Health system-led drug company garners strong provider support
Providers are optimistic that a health system-led generic-drug company can lower drug costs and mitigate shortages, and the vast majority say they will buy drugs from the venture, according to a new survey.
Intermountain Healthcare, Ascension, SSM Health and Trinity Health are working with the U.S. Veterans Affairs Department to fight back against drug companies that unexpectedly hike the prices of decades-old off-patent generic drugs.
The providers also want to create a more reliable supply of generic drugs like sodium bicarbonate and saline that are vulnerable to shortages.
Although the health systems didn't specify what drugs their new venture will make, they want to provide both sterile injectables and oral medications either through their own facility or by contracting with existing manufacturers.
Eighty percent of nearly 750 providers, payers and pharmaceutical companies polled said they are optimistic or cautiously hopeful that the new endeavor will change the status quo, according to a Reaction Data survey.
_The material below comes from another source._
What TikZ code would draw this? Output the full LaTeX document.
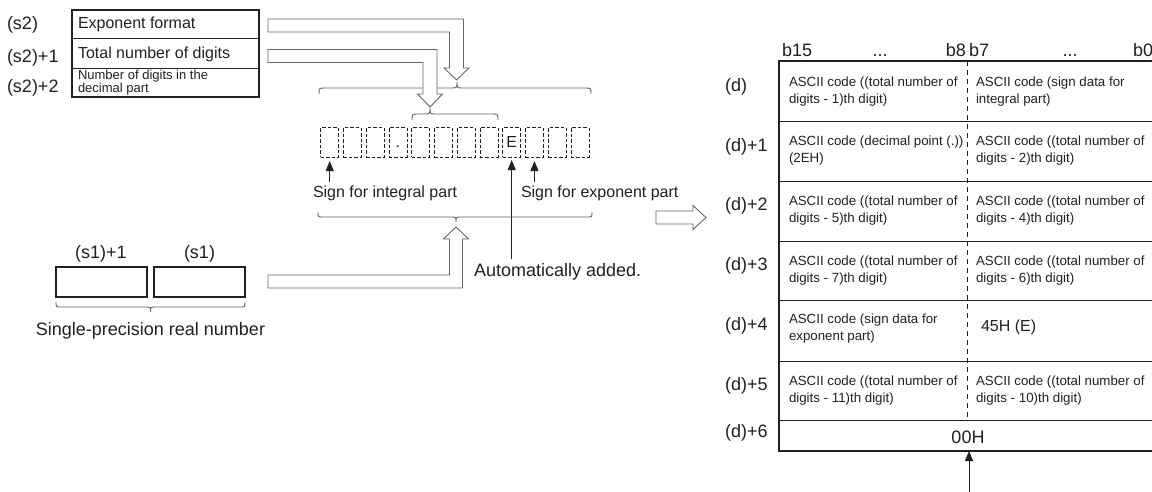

Ninety percent of 605 hospitals and clinics surveyed said they would buy drugs from the new entity.
Drug spending is expected to increase by 8% in 2018, driven by ballooning brand-name drug prices, according to the Government Accountability Office.
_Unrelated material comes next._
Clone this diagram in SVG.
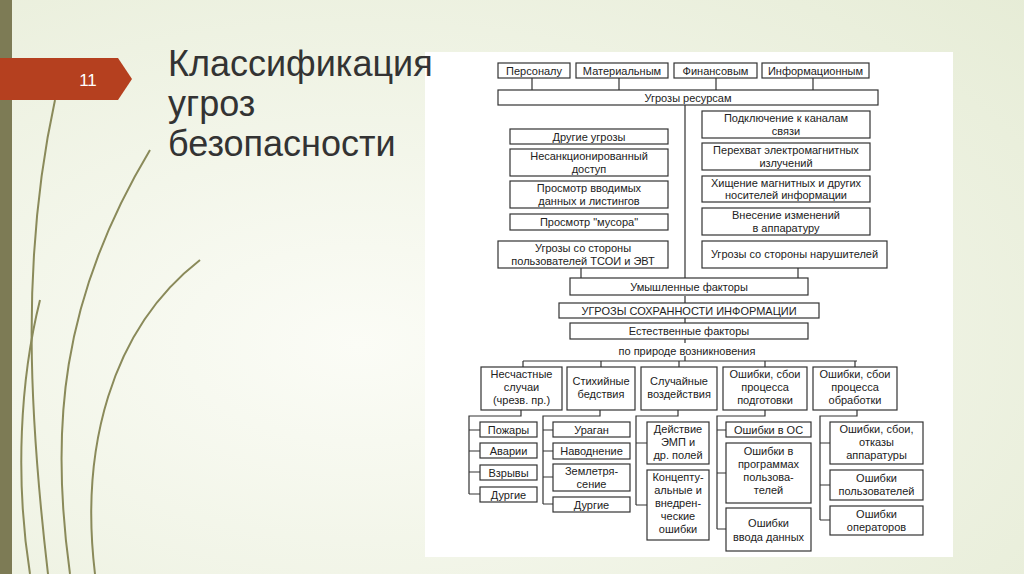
<svg xmlns="http://www.w3.org/2000/svg" width="1024" height="574" viewBox="0 0 1024 574">
<defs>
<radialGradient id="bg" cx="0.35" cy="0.6" r="0.9"><stop offset="0" stop-color="#fbfcf6"/><stop offset="1" stop-color="#e6ecd6"/></radialGradient>
<style>
.b{fill:#fff;stroke:#333;stroke-width:1.2}
.c{fill:none;stroke:#333;stroke-width:1.2}
.t{font-family:"Liberation Sans",Arial,sans-serif;font-size:11px;fill:#222;text-anchor:middle}
.d{fill:none;stroke:#8a8a5a;stroke-width:2}
</style>
</defs>
<rect width="1024" height="574" fill="url(#bg)"/>
<rect x="0" y="0" width="12" height="574" fill="#7d7b55"/>
<g id="decor">
<path class="d" d="M48 574 C30 420 20 260 55 100"/>
<path class="d" d="M70 574 C50 430 60 300 150 150"/>
<path class="d" d="M95 574 C80 450 110 330 200 260"/>
<path class="d" d="M30 574 C15 480 20 380 40 300"/>
</g>
<path d="M0 58 H118 L132 79 L118 100 H0 Z" fill="#b5401f"/>
<text x="88" y="86" font-family="Liberation Sans,Arial,sans-serif" font-size="17" fill="#fff" text-anchor="middle">11</text>
<rect x="425" y="52" width="528" height="505" fill="#fff"/>
<g font-family="Liberation Sans,Arial,sans-serif" font-size="36" fill="#333">
<text x="168" y="76">Классификация</text>
<text x="168" y="116">угроз</text>
<text x="168" y="156">безопасности</text>
</g>
<g id="connectors">
<path class="c" d="M532 78V90M619 78V90M716 78V90M813 78V90M685 105V278M581 268V278M798 268V278M685 296V303M685 318V323M685 339V343M685 356V361M523 361H857M523 361V367M601 361V367M679 361V367M765 361V367M855 361V367"/>
<path class="c" d="M521 410V416H469V494M469 430H480M469 451H480M469 472H480M469 494H480"/>
<path class="c" d="M600 410V416H543V504M543 430H553M543 451H553M543 477H553M543 504H553"/>
<path class="c" d="M678 410V416H636V505M636 443H647M636 505H647"/>
<path class="c" d="M765 410V416H717V529M717 430H726M717 473H726M717 529H726"/>
<path class="c" d="M857 410V416H820V520M820 443H830M820 485H830M820 520H830"/>
</g>
<g id="n1"><rect class="b" x="498" y="63" width="72" height="15"/><text class="t" x="534" y="74.5">Персоналу</text></g>
<g id="n2"><rect class="b" x="576" y="63" width="92" height="15"/><text class="t" x="622" y="74.5">Материальным</text></g>
<g id="n3"><rect class="b" x="674" y="63" width="83" height="15"/><text class="t" x="715.5" y="74.5">Финансовым</text></g>
<g id="n4"><rect class="b" x="762" y="63" width="107" height="15"/><text class="t" x="815.5" y="74.5">Информационным</text></g>
<g id="n5"><rect class="b" x="498" y="90" width="380" height="15"/><text class="t" x="688" y="101.5">Угрозы ресурсам</text></g>
<g id="n6"><rect class="b" x="510" y="129" width="158" height="15"/><text class="t" x="589" y="140.5">Другие угрозы</text></g>
<g id="n7"><rect class="b" x="510" y="149" width="158" height="27"/><text class="t" x="589" y="160">Несанкционированный</text><text class="t" x="589" y="173">доступ</text></g>
<g id="n8"><rect class="b" x="510" y="181" width="158" height="27"/><text class="t" x="589" y="192">Просмотр вводимых</text><text class="t" x="589" y="205">данных и листингов</text></g>
<g id="n9"><rect class="b" x="510" y="214" width="158" height="16"/><text class="t" x="589" y="226">Просмотр "мусора"</text></g>
<g id="n10"><rect class="b" x="498" y="241" width="170" height="27"/><text class="t" x="583" y="252">Угрозы со стороны</text><text class="t" x="583" y="265">пользователей ТСОИ и ЭВТ</text></g>
<g id="n11"><rect class="b" x="702" y="111" width="168" height="27"/><text class="t" x="786" y="122">Подключение к каналам</text><text class="t" x="786" y="135">связи</text></g>
<g id="n12"><rect class="b" x="702" y="143" width="168" height="27"/><text class="t" x="786" y="154">Перехват электромагнитных</text><text class="t" x="786" y="167">излучений</text></g>
<g id="n13"><rect class="b" x="702" y="176" width="168" height="26"/><text class="t" x="786" y="187">Хищение магнитных и других</text><text class="t" x="786" y="199">носителей информации</text></g>
<g id="n14"><rect class="b" x="702" y="208" width="168" height="27"/><text class="t" x="786" y="219">Внесение изменений</text><text class="t" x="786" y="232">в аппаратуру</text></g>
<g id="n15"><rect class="b" x="702" y="241" width="185" height="27"/><text class="t" x="794.5" y="258">Угрозы со стороны нарушителей</text></g>
<g id="n16"><rect class="b" x="570" y="278" width="238" height="17"/><text class="t" x="689" y="290.5">Умышленные факторы</text></g>
<g id="n17"><rect class="b" x="559" y="303" width="260" height="15"/><text class="t" x="689" y="314.5">УГРОЗЫ СОХРАННОСТИ ИНФОРМАЦИИ</text></g>
<g id="n18"><rect class="b" x="570" y="323" width="238" height="16"/><text class="t" x="689" y="335">Естественные факторы</text></g>
<text class="t" x="687" y="355">по природе возникновения</text>
<g id="c1"><rect class="b" x="481" y="367" width="81" height="43"/><text class="t" x="521.5" y="378">Несчастные</text><text class="t" x="521.5" y="391">случаи</text><text class="t" x="521.5" y="404">(чрезв. пр.)</text></g>
<g id="c2"><rect class="b" x="567" y="367" width="68" height="43"/><text class="t" x="601" y="385">Стихийные</text><text class="t" x="601" y="398">бедствия</text></g>
<g id="c3"><rect class="b" x="641" y="367" width="76" height="43"/><text class="t" x="679" y="385">Случайные</text><text class="t" x="679" y="398">воздействия</text></g>
<g id="c4"><rect class="b" x="723" y="367" width="84" height="43"/><text class="t" x="765" y="378">Ошибки, сбои</text><text class="t" x="765" y="391">процесса</text><text class="t" x="765" y="404">подготовки</text></g>
<g id="c5"><rect class="b" x="813" y="367" width="84" height="43"/><text class="t" x="855" y="378">Ошибки, сбои</text><text class="t" x="855" y="391">процесса</text><text class="t" x="855" y="404">обработки</text></g>
<g id="s1"><rect class="b" x="480" y="422" width="57" height="15"/><text class="t" x="508.5" y="433.5">Пожары</text></g>
<g id="s2"><rect class="b" x="480" y="443" width="57" height="15"/><text class="t" x="508.5" y="454.5">Аварии</text></g>
<g id="s3"><rect class="b" x="480" y="465" width="57" height="15"/><text class="t" x="508.5" y="476.5">Взрывы</text></g>
<g id="s4"><rect class="b" x="480" y="487" width="57" height="15"/><text class="t" x="508.5" y="498.5">Дургие</text></g>
<g id="s5"><rect class="b" x="553" y="422" width="77" height="15"/><text class="t" x="591.5" y="433.5">Ураган</text></g>
<g id="s6"><rect class="b" x="553" y="443" width="77" height="16"/><text class="t" x="591.5" y="455">Наводнение</text></g>
<g id="s7"><rect class="b" x="553" y="464" width="77" height="27"/><text class="t" x="591.5" y="475">Землетря-</text><text class="t" x="591.5" y="488">сение</text></g>
<g id="s8"><rect class="b" x="553" y="497" width="77" height="15"/><text class="t" x="591.5" y="508.5">Дургие</text></g>
<g id="s9"><rect class="b" x="647" y="422" width="62" height="42"/><text class="t" x="678" y="433">Действие</text><text class="t" x="678" y="446">ЭМП и</text><text class="t" x="678" y="459">др. полей</text></g>
<g id="s10"><rect class="b" x="647" y="470" width="62" height="70"/><text class="t" x="678" y="481">Концепту-</text><text class="t" x="678" y="494">альные и</text><text class="t" x="678" y="507">внедрен-</text><text class="t" x="678" y="520">ческие</text><text class="t" x="678" y="533">ошибки</text></g>
<g id="s11"><rect class="b" x="726" y="422" width="85" height="15"/><text class="t" x="768.5" y="433.5">Ошибки в ОС</text></g>
<g id="s12"><rect class="b" x="726" y="443" width="85" height="60"/><text class="t" x="768.5" y="455">Ошибки в</text><text class="t" x="768.5" y="468">программах</text><text class="t" x="768.5" y="481">пользова-</text><text class="t" x="768.5" y="494">телей</text></g>
<g id="s13"><rect class="b" x="726" y="508" width="85" height="43"/><text class="t" x="768.5" y="527">Ошибки</text><text class="t" x="768.5" y="541">ввода данных</text></g>
<g id="s14"><rect class="b" x="830" y="422" width="93" height="42"/><text class="t" x="876.5" y="433">Ошибки, сбои,</text><text class="t" x="876.5" y="446">отказы</text><text class="t" x="876.5" y="459">аппаратуры</text></g>
<g id="s15"><rect class="b" x="830" y="470" width="93" height="30"/><text class="t" x="876.5" y="482">Ошибки</text><text class="t" x="876.5" y="495">пользователей</text></g>
<g id="s16"><rect class="b" x="830" y="506" width="93" height="29"/><text class="t" x="876.5" y="518">Ошибки</text><text class="t" x="876.5" y="531">операторов</text></g>
</svg>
“This effort could teach others how to make a market for themselves and put pressure on the rest of the industry,” Dr. James Augustine, an emergency physician who works at Mercy Health hospitals in Cincinnati, told Modern Healthcare in a recent interview. “Ideally, this re-energizes the industry to be more responsible in pricing behavior.”
Not surprisingly, most of the 91 pharmaceutical companies that participated in the survey dismissed the effort, indicating that they weren’t threatened because of the complexity of the pharmaceutical supply chain and the regulatory hurdles.
Only 29% of pharmaceutical companies expected the venture to be successful, whereas 38% of payers said the endeavor will succeed.